To get rid of the warning when fitting either model, scale the distance variable:
GLMM.p <- glmer(count ~ scale(distance) + (1 | sample), family = "poisson")
GLMM.nb <- glmer.nb(count ~ scale(distance) + (1 | sample))
Note that the coefficients are now for the scaled distance. The remaining warning about a data
argument can be ignored.
What does this model look like?
Since you only have one dependent variable, you can plot the mixed model's fit over the scatter plot at the beginning, which then looks like this:

The $\textsf{R}$ code I used for this is:
plot(count ~ distance, pch = (sample), bty = "n", las = 1, log = "y",
xlab = "Distance from road curb (m)", ylab = "Microplastic count",
cex.lab = 1.1, cex.axis = 0.8, main = "Original")

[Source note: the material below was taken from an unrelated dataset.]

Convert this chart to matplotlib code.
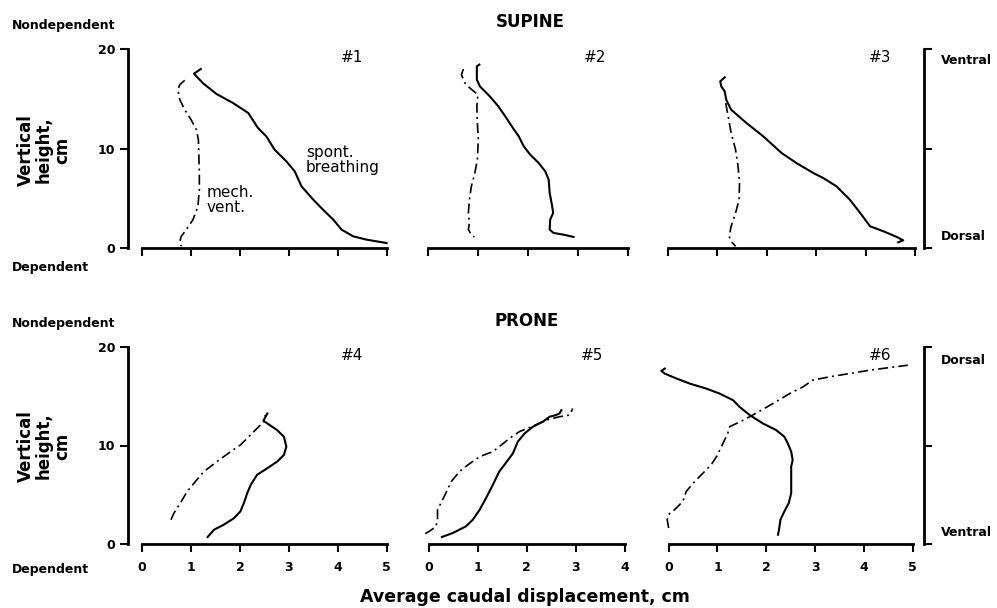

for(i in 1:length(unique(sample))){
lines(
fitted(GLMM.nb)[sample == unique(sample)[i]] ~ distance[sample == unique(sample)[i]],
col = 2
)
}
This figure shows the same linear relationship for each sample, albeit with a random offset (the random intercept in the GLMM). Both the Poisson and negative binomial have canonical link function log
, so the figure on the right (log-scale) looks like a line (I used the negative binomial version here). Again, change the log = ...
argument if you prefer the original scale.
You can use this figure, the model summary, the measure of improved fit and of course the theoretical justification for the model to convince the audience that microplastic counts diminish with distance from the road curb.